1960 senesinde memleketimizden 15-20kadar bilgin Moskova Müsteşrikler Kongresine ve diğer bazı içtimalara katılmak için Rusya’ya gitmiş. Birkaç tanesi Doğu Türk İllerini ve Azerbaycan’ı ziyaret etmişlerdir: Fakat, bunların hiç birisi gördüklerini matbuat sayfasına çıkarmamıştır. Hindistan ve Pakistan’dan Rusya’ya seyahat edenler arasında bazıları seyahat intibalarını neşrettiler. Bunların bazıları çok fayda vermişlerdir. Burada ben ancak Batı İllerinden son dört sene zarfında Doğu Türk illerini ziyaret edenlerin verdiği malûmatı arz edeceğim.
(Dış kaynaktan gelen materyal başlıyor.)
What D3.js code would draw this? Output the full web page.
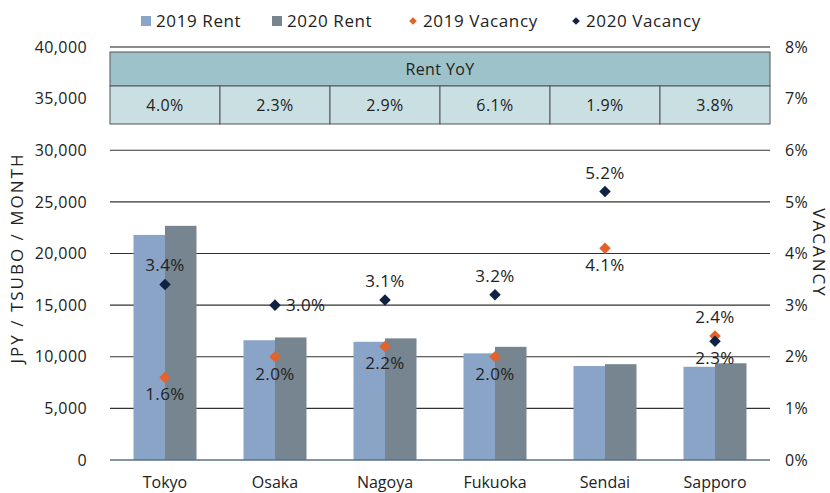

Bu nevi seyyahların yazılarının çoğu İngiliz Kraliyet Orta Asya Cemiyeti’nin jurnalında intişar etmektedir. Bunlardan İngilizlerin «Orta Asya Tetkik Merkezi» namına (Orta Asya Mecmuası) “Central Asian Review”i on yıldan beri neşretmekte olan Albay W. Keler basla gelmektedir. Bu zat Rusya’daki müşahedelerini Orta Asya jurnalında neşretmiştir. Bundan başka İngilizlerden Pintner, Couaelly, Violet, Wouwarren, Marris, Berson, Holmis ismindeki zevatın Doğu Türkleri hakkında yazdıkları makaleler enteresan ve çok mühimdir. İngiliz “Taymisa” ve “New York Taymış” gazetelerinde de çok vakit ve çok taze malumat verilmektedir. Bunlardan mesela: Türkmenistan’da Amuderya nehrinden Kerhinamir’den çıkarılarak şimdi bu sene bir Mayısta Aşkabat’a kadar getirilmiş olan Karakurum kanalına dair verilen malûmat enteresandır. Kanal açılmaya 1956 da başlanmış ve şimdiye kadar 575 mil uzunluğunda olan bu kanaldan 2.5 milyon atar (bir akır yarım dönümdür) yeri sulamaktadır. Bu kanal bundan sonra Aşkabat’tan Hazar Denizi istikametinde devam ettirilecektir. Fakat yeni açılan ve 25 milyon akır yere Rusya’dan getirilen muhacirler yerleştirilmektedir. İsviçre’de çıkan “Die Weltvvoche gazetesinde Gosset ismindeki iki birader Kafkasya ve Türkistan’a yaptıkları seyahatin intibalarını “Rus Sömürgeleri İşte Böyle” başlığı altında yakında neşrettiler. Burada Çüre adlı bir Türkmen gencinin kendilerine Sovyetler tarafından rehber olarak verildiğini ve ondan işittiklerini de yayınladılar. Bu genç Leningrad’da İngiliz Filolojisi tahsili yapmış, komünist partisi azâsı olmuş ve Rus hariciyesine bağlı teşkilatın memuru sıfatiyle Aşkabat’ta üç odalı bir daire kendisine verilmiştir. O seyyahlara Türkistan seyahati boyunca Sovyetleri methederek ve kendi vaziyetinden de memnuniyeti belirterek bol bol malumat vermiş. Kendisi Sovyet memuru olarak İngiltere’ye gitmiş, orasını da görmüş. Gosset ona: “Bir daha İngiltere’ye gider misin?” dediğinde “Evet, giderim. Fakat evvela kendi akrabalarımı ziyaret etmeliyim. Bir müddet onların yanında kalmalıyım” demiş. Akraba ve kardeşlerinin nerede olduğu sorulduğunda, Harezm mıntıkasında çöllerde yaşadıklarını, yani onlara Karakurum’da yer verilmediğini üzüntü ile izah etmiş.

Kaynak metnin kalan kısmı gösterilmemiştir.